* DATA SECTION

────────────────────

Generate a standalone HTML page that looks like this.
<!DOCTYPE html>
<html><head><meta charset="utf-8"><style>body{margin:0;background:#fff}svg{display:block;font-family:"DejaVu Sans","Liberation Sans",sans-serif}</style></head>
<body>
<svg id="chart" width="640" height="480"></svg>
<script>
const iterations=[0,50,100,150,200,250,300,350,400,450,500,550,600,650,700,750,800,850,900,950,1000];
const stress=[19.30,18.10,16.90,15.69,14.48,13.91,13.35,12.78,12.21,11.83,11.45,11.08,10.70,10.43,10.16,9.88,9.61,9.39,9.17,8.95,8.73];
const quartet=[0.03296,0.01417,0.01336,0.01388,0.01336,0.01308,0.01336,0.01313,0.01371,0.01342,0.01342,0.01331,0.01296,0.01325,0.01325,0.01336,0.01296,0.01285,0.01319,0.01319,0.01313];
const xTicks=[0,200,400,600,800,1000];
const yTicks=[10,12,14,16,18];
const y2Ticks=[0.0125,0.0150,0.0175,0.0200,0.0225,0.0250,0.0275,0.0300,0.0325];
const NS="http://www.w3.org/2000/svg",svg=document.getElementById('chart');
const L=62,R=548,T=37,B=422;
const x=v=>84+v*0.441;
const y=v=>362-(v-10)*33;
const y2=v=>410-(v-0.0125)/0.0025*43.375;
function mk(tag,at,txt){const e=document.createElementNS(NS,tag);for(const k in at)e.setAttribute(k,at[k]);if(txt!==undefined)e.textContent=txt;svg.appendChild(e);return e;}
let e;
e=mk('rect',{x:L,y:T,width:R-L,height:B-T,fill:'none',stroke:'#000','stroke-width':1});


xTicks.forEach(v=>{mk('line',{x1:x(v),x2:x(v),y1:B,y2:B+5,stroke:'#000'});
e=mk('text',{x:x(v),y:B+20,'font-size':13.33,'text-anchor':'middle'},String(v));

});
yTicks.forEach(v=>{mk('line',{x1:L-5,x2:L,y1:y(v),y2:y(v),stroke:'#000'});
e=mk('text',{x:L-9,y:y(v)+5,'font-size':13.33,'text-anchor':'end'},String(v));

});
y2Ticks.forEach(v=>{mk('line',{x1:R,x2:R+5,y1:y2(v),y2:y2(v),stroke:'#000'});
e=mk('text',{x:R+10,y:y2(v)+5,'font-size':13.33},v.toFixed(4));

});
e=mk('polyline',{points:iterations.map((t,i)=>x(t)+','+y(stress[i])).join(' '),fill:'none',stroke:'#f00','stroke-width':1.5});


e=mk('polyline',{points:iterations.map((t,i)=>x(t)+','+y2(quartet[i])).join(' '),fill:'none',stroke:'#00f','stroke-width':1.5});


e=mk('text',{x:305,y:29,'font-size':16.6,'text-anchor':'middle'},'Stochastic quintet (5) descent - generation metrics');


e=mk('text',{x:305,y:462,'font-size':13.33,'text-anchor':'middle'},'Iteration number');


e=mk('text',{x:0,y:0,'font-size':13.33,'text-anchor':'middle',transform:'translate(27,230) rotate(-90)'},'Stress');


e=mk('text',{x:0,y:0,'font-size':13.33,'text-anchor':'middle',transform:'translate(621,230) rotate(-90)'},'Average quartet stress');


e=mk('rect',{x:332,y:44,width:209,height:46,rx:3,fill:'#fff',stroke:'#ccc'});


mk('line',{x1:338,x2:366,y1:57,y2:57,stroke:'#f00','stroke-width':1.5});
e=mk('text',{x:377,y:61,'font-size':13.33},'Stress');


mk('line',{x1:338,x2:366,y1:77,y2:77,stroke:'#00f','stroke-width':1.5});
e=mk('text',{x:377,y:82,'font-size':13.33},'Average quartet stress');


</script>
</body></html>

────────────────────

Return the material exactly as it stands.

* COMPLETE ANSWER
Generate a standalone HTML page that looks like this.
<!DOCTYPE html>
<html><head><meta charset="utf-8"><style>body{margin:0;background:#fff}svg{display:block;font-family:"DejaVu Sans","Liberation Sans",sans-serif}</style></head>
<body>
<svg id="chart" width="640" height="480"></svg>
<script>
const iterations=[0,50,100,150,200,250,300,350,400,450,500,550,600,650,700,750,800,850,900,950,1000];
const stress=[19.30,18.10,16.90,15.69,14.48,13.91,13.35,12.78,12.21,11.83,11.45,11.08,10.70,10.43,10.16,9.88,9.61,9.39,9.17,8.95,8.73];
const quartet=[0.03296,0.01417,0.01336,0.01388,0.01336,0.01308,0.01336,0.01313,0.01371,0.01342,0.01342,0.01331,0.01296,0.01325,0.01325,0.01336,0.01296,0.01285,0.01319,0.01319,0.01313];
const xTicks=[0,200,400,600,800,1000];
const yTicks=[10,12,14,16,18];
const y2Ticks=[0.0125,0.0150,0.0175,0.0200,0.0225,0.0250,0.0275,0.0300,0.0325];
const NS="http://www.w3.org/2000/svg",svg=document.getElementById('chart');
const L=62,R=548,T=37,B=422;
const x=v=>84+v*0.441;
const y=v=>362-(v-10)*33;
const y2=v=>410-(v-0.0125)/0.0025*43.375;
function mk(tag,at,txt){const e=document.createElementNS(NS,tag);for(const k in at)e.setAttribute(k,at[k]);if(txt!==undefined)e.textContent=txt;svg.appendChild(e);return e;}
let e;
e=mk('rect',{x:L,y:T,width:R-L,height:B-T,fill:'none',stroke:'#000','stroke-width':1});


xTicks.forEach(v=>{mk('line',{x1:x(v),x2:x(v),y1:B,y2:B+5,stroke:'#000'});
e=mk('text',{x:x(v),y:B+20,'font-size':13.33,'text-anchor':'middle'},String(v));

});
yTicks.forEach(v=>{mk('line',{x1:L-5,x2:L,y1:y(v),y2:y(v),stroke:'#000'});
e=mk('text',{x:L-9,y:y(v)+5,'font-size':13.33,'text-anchor':'end'},String(v));

});
y2Ticks.forEach(v=>{mk('line',{x1:R,x2:R+5,y1:y2(v),y2:y2(v),stroke:'#000'});
e=mk('text',{x:R+10,y:y2(v)+5,'font-size':13.33},v.toFixed(4));

});
e=mk('polyline',{points:iterations.map((t,i)=>x(t)+','+y(stress[i])).join(' '),fill:'none',stroke:'#f00','stroke-width':1.5});


e=mk('polyline',{points:iterations.map((t,i)=>x(t)+','+y2(quartet[i])).join(' '),fill:'none',stroke:'#00f','stroke-width':1.5});


e=mk('text',{x:305,y:29,'font-size':16.6,'text-anchor':'middle'},'Stochastic quintet (5) descent - generation metrics');


e=mk('text',{x:305,y:462,'font-size':13.33,'text-anchor':'middle'},'Iteration number');


e=mk('text',{x:0,y:0,'font-size':13.33,'text-anchor':'middle',transform:'translate(27,230) rotate(-90)'},'Stress');


e=mk('text',{x:0,y:0,'font-size':13.33,'text-anchor':'middle',transform:'translate(621,230) rotate(-90)'},'Average quartet stress');


e=mk('rect',{x:332,y:44,width:209,height:46,rx:3,fill:'#fff',stroke:'#ccc'});


mk('line',{x1:338,x2:366,y1:57,y2:57,stroke:'#f00','stroke-width':1.5});
e=mk('text',{x:377,y:61,'font-size':13.33},'Stress');


mk('line',{x1:338,x2:366,y1:77,y2:77,stroke:'#00f','stroke-width':1.5});
e=mk('text',{x:377,y:82,'font-size':13.33},'Average quartet stress');


</script>
</body></html>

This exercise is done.